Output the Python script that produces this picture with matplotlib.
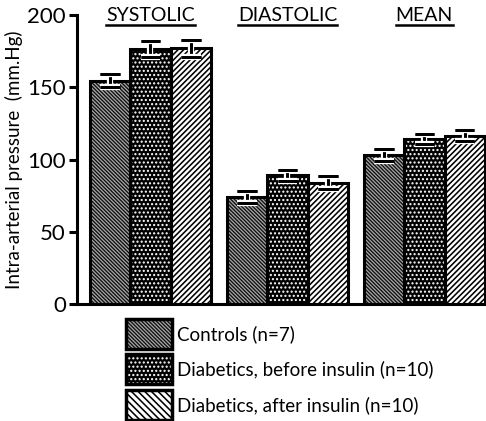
import matplotlib
matplotlib.use("Agg")
import matplotlib.pyplot as plt
import matplotlib.patheffects as pe
from matplotlib.patches import Rectangle
from matplotlib.lines import Line2D
import numpy as np

groups = ["SYSTOLIC", "DIASTOLIC", "MEAN"]
series = ["Controls (n=7)", "Diabetics, before insulin (n=10)", "Diabetics, after insulin (n=10)"]
controls = [154.5, 74, 103]
before = [176.5, 89, 114]
after = [177, 84, 116.5]
controls_err = [4.5, 4, 4]
before_err = [5.5, 4, 3.5]
after_err = [6, 4.5, 4]
yticks = [0, 50, 100, 150, 200]

values = [controls, before, after]
errors = [controls_err, before_err, after_err]

FONT = ["Lato", "DejaVu Sans"]
plt.rcParams['font.family'] = FONT

# styles: (face, hatch, hatch colour, hatch linewidth)
styles = [
    ("#111111", "\\" * 9, "#a8a8a8", 0.9),
    ("#000000", "....", "#ffffff", 1.0),
    ("#ffffff", "/" * 6, "#000000", 1.15),
]
legend_hatch = ["\\" * 9, "....", "\\" * 5]

fig = plt.figure(figsize=(4.86, 4.21), dpi=100)
ax = fig.add_axes([77/486, (421-304)/421, 1 - 77/486, (304-15)/421])

x = np.arange(len(groups))
w = 0.295

for i, (vals, errs) in enumerate(zip(values, errors)):
    pos = x + (i - 1) * w
    face, h, hc, hlw = styles[i]
    with plt.rc_context({'hatch.linewidth': hlw}):
        bars = ax.bar(pos, vals, width=w, facecolor=face, edgecolor=hc,
                      linewidth=0, hatch=h, zorder=2)
        for p in bars:
            if hasattr(p, "set_hatch_linewidth"):
                p.set_hatch_linewidth(hlw)
    ax.bar(pos, vals, width=w, fill=False, edgecolor="black", linewidth=2.2, zorder=3)
    eb = ax.errorbar(pos, vals, yerr=errs, fmt="none", ecolor="black",
                     elinewidth=2.0, capsize=7, capthick=2.0, zorder=4)
    for art in eb.lines[1] + tuple(eb.lines[2]):
        art.set_path_effects([pe.withStroke(linewidth=4.5, foreground="white"), pe.Normal()])

ax.set_ylim(0, 200)
ax.set_xlim(-0.536, 2.45)
ax.set_yticks(yticks)
ax.set_yticklabels([str(t) for t in yticks], fontsize=16)
ax.set_xticks([])
ax.spines["top"].set_visible(False)
ax.spines["right"].set_visible(False)
ax.spines["left"].set_linewidth(2.2)
ax.spines["bottom"].set_linewidth(2.2)
ax.tick_params(axis="y", direction="out", length=6, width=2.2, pad=2)
ax.set_ylabel("Intra-arterial pressure  (mm.Hg)", fontsize=13.5, labelpad=3)

texts = []
for xi, g in zip(x, groups):
    t = ax.text(xi, 1.0, g, transform=ax.get_xaxis_transform(), ha="center", va="center",
                fontsize=14, clip_on=False)
    texts.append(t)

fig.canvas.draw()
r = fig.canvas.get_renderer()
for t in texts:
    bb = t.get_window_extent(r)
    y = bb.y0 - 1
    fig.add_artist(Line2D([bb.x0 / fig.bbox.width, bb.x1 / fig.bbox.width],
                          [y / fig.bbox.height, y / fig.bbox.height],
                          transform=fig.transFigure, color="black", linewidth=1.8))

# legend (manual)
lx, lw_, lh = 126, 46, 30
rows = [334, 369, 405]
for i, (lab, yc) in enumerate(zip(series, rows)):
    face, h, hc, hlw = styles[i]
    y0 = 421 - yc - lh / 2
    with plt.rc_context({'hatch.linewidth': hlw}):
        rp = Rectangle((lx / 486, y0 / 421), lw_ / 486, lh / 421, transform=fig.transFigure,
                       facecolor=face, edgecolor=hc, linewidth=0, hatch=legend_hatch[i])
        if hasattr(rp, "set_hatch_linewidth"):
            rp.set_hatch_linewidth(hlw)
    fig.add_artist(rp)
    fig.add_artist(Rectangle((lx / 486, y0 / 421), lw_ / 486, lh / 421, transform=fig.transFigure,
                             fill=False, edgecolor="black", linewidth=2.5))
    fig.text((lx + lw_ + 5) / 486, (421 - yc) / 421, lab, ha="left", va="center", fontsize=13.5)

fig.savefig("out.png", dpi=100)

Exercise description: Write out every line of the data that holds the word "matplotlib".

Answer to the task:
Output the Python script that produces this picture with matplotlib.
import matplotlib
matplotlib.use("Agg")
import matplotlib.pyplot as plt
import matplotlib.patheffects as pe
from matplotlib.patches import Rectangle
from matplotlib.lines import Line2D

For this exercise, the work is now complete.